None of these solo projects attracted G N’ R-size audiences, and G N’ R itself was falling apart. Slash was convinced to sign over rights to the Guns N’ Roses name to Rose, later to the guitarist’s regret. Clarke was fired. And Slash quit over creative differences with Rose, who insisted on introducing industrial and electronic elements into the G N’ R sound. As the years dragged on, McKagan and Sorum eventually left.
Rose seemed to go into seclusion, but was reportedly writing and recording, and at various points tried to recruit Moby and Youth as postmodern producers. Both declined, and Rose recorded with producer Roy Thomas Baker and a revolving cast of musicians. Finally, in 1999, a new, industrial-flavored song called “Oh My God” appeared on the End of Days film soundtrack.
Then in late 2000, Rose’s management promised a 2001 release for the long-delayed Chinese Democracy. That was followed by a New Year’s Eve concert in Las Vegas where a handful of new songs and a new lineup of Guns N’ Roses was first introduced: guitarists Buckethead, Robin Finck (Nine Inch Nails), and Paul Tobias; bassist Tommy Stinson (Replacements); keyboardist Chris Pittman; and drummer Brian “Brain” Mantia. The only holdover from the past was keyboardist Dizzy Reed, who first appeared on GN’R Lies. After another appearance at the Rock in Rio festival in Brazil, the new G N’ R continued touring.
By 2006, when the band did four shows at New York City’s Hammerstein Ballroom plus a couple dates in Rio and Lisbon, G N’ R’s lineup had morphed even more. Rose, Reed, Finck, Stinston, and Pittman remained, but were now joined by rhythm guitarist Richard Fortus and drummer Frank Ferrer (both from the Psychedelic Furs/Love Spit Love axis) and guitarist Ron “Bumblefoot” Thal. In June of that year, in Stockholm, Sweden, Rose pled guilty to charges of attacking a hotel security guard by biting him in the leg.

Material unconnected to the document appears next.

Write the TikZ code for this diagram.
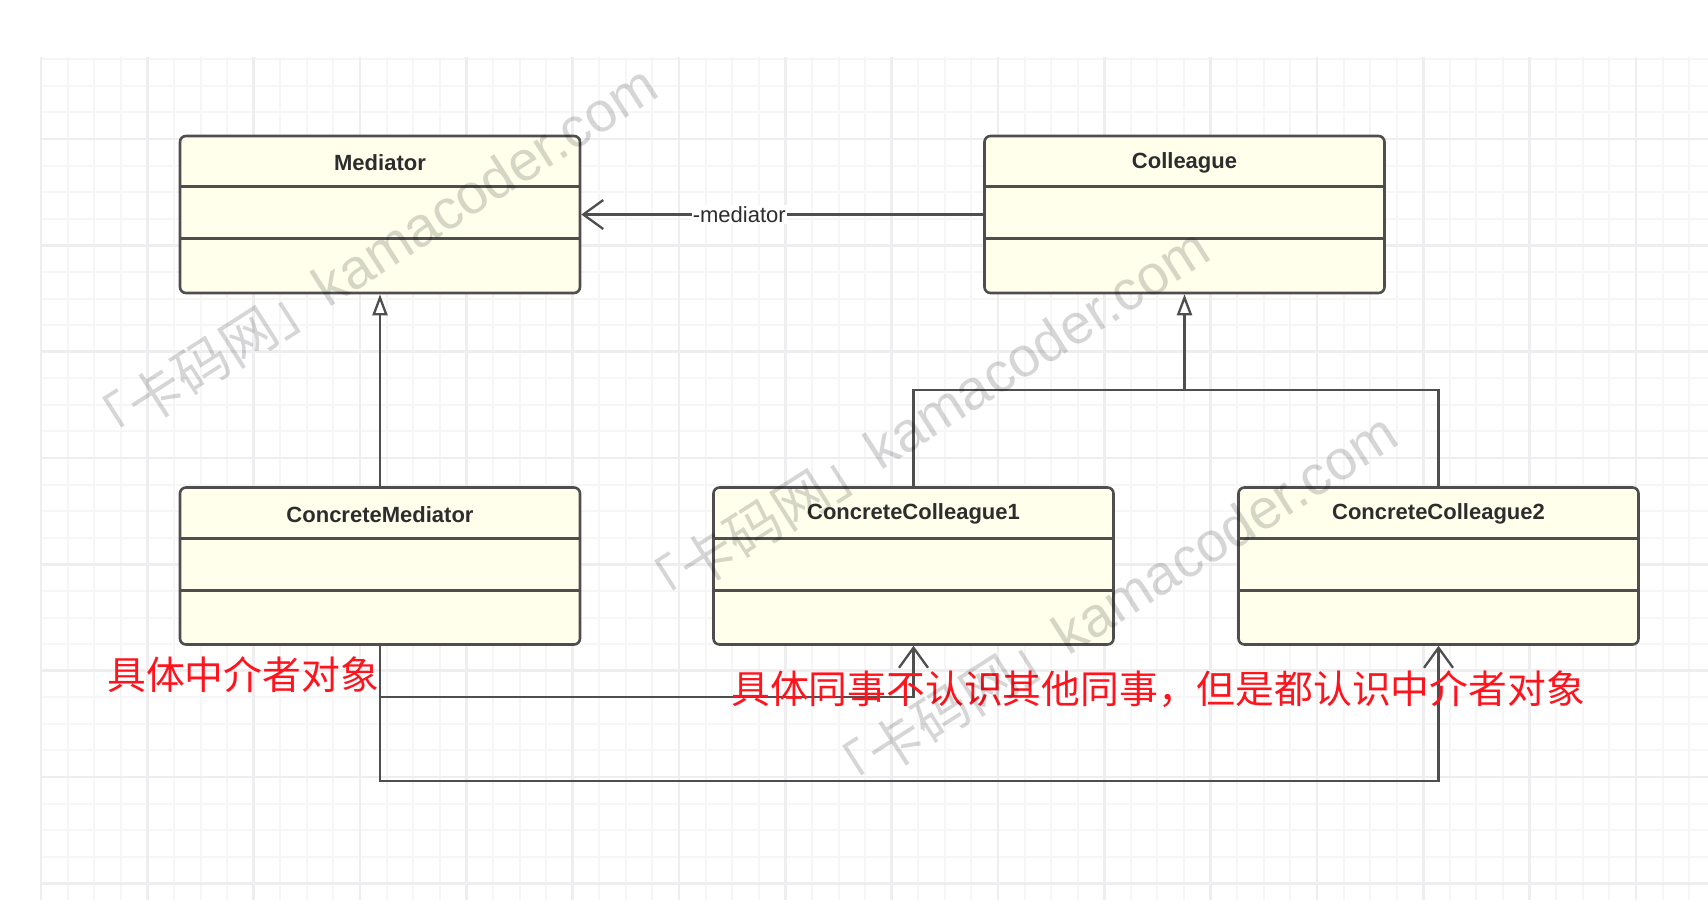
\documentclass[tikz,border=0pt]{standalone}
\usepackage{fontspec}
\setmainfont{Liberation Sans}
\newfontfamily\cjk{Noto Sans CJK SC}
\usetikzlibrary{arrows.meta}
\definecolor{gridminor}{RGB}{246,246,247}
\definecolor{gridmajor}{RGB}{238,238,240}
\definecolor{umlfill}{RGB}{255,255,236}
\definecolor{umlline}{RGB}{78,78,78}
\definecolor{umltext}{RGB}{45,45,45}
\definecolor{notered}{RGB}{255,20,30}
\begin{document}
\begin{tikzpicture}[x=1pt,y=-1pt,
  gminor/.style={draw=gridminor, line width=2pt},
  gmajor/.style={draw=gridmajor, line width=2.6pt},
  umlbox/.style={draw=umlline, line width=2.6pt, fill=umlfill, rounded corners=6pt,
    minimum width=400pt, minimum height=157pt, inner sep=0pt},
  divider/.style={draw=umlline, line width=2.6pt},
  umltitle/.style={font=\bfseries\fontsize{22pt}{26pt}\selectfont, text=umltext, inner sep=0pt},
  conn/.style={draw=umlline, line width=2.3pt},
  assoc/.style={conn, -{Straight Barb[length=20pt,width=29pt]}},
  gen/.style={conn, -{Triangle[open, length=21pt, width=15pt, fill=white]}},
  assoclabel/.style={font=\fontsize{22pt}{26pt}\selectfont, text=umltext, fill=white, inner sep=1pt},
  note/.style={font=\cjk\fontsize{38.8pt}{40pt}\selectfont, text=notered, inner sep=0pt, anchor=west},
  wm/.style={text=black, text opacity=0.16, inner sep=0pt, anchor=base west, rotate=32.6}
]
\fill[white] (0,0) rectangle (1708,900);
\useasboundingbox (0,0) rectangle (1708,900);
% grid
\foreach \k in {0,...,62} \draw[gminor] ({41+\k*26.583},57) -- ({41+\k*26.583},900);
\foreach \j in {-3,...,28} \draw[gminor] (41,{139+\j*26.583}) -- (1708,{139+\j*26.583});
\foreach \k in {0,...,15} \draw[gmajor] ({41+\k*106.333},57) -- ({41+\k*106.333},900);
\foreach \m in {0,...,7} \draw[gmajor] (41,{139+\m*106.333}) -- (1708,{139+\m*106.333});

% classes
\node[umlbox] (med) at (380,214.5) {};
\node[umlbox] (col) at (1184.5,214.5) {};
\node[umlbox] (cm)  at (380,566) {};
\node[umlbox] (cc1) at (913.5,566) {};
\node[umlbox] (cc2) at (1438.5,566) {};
\foreach \n in {med,col,cm,cc1,cc2}{
  \draw[divider] ([yshift=-52pt]\n.north west) -- ([yshift=-52pt]\n.north east);
  \draw[divider] ([yshift=-104pt]\n.north west) -- ([yshift=-104pt]\n.north east);
}
\node[umltitle] (medt) at ([yshift=-28pt]med.north) {Mediator};
\node[umltitle] (colt) at ([yshift=-28pt]col.north) {Colleague};
\node[umltitle] (cmt)  at ([yshift=-28pt]cm.north) {ConcreteMediator};
\node[umltitle] (cc1t) at ([yshift=-28pt]cc1.north) {ConcreteColleague1};
\node[umltitle] (cc2t) at ([yshift=-28pt]cc2.north) {ConcreteColleague2};

% connectors
\draw[assoc] (col.west) -- (med.east) node[assoclabel, pos=0.607] (ml) {-mediator};
\draw[gen] (cm.north) -- (med.south);
\coordinate (jc) at (1184.5,390);
\draw[gen] (jc) -- (col.south);
\draw[conn] (cc1.north) |- (jc) -| (cc2.north);
\coordinate (d1) at (380,697);
\coordinate (d2) at (380,781);
\draw[assoc] (cm.south) -- (d1) -| (cc1.south);
\draw[assoc] (cm.south) -- (d2) -| (cc2.south);

% notes
\node[note] (n1) at (107,675) {具体中介者对象};
\node[note] (n2) at (731,689) {具体同事不认识其他同事，但是都认识中介者对象};

% watermarks
\foreach \p/\q [count=\i] in {97/457, 649/620, 837/805}
  \node[wm] (wm\i) at (\p,\q) {{\cjk\fontsize{55pt}{55pt}\selectfont 「卡码网」}{\fontsize{56pt}{56pt}\selectfont kamacoder.com}};
\end{tikzpicture}
\end{document}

In December, addressing his fans, he predicted that Chinese Democracy would finally hit the stores in March of 2007. But the album didn’t see the light of day until late 2008, when it released as an exclusive at Best Buy. It reached Number Three on the Billboard 200, but the title track never climbed higher than Number 34 on the singles chart. An underwhelming showing, to be sure — and anti-climactic, after such a tumultuous wait.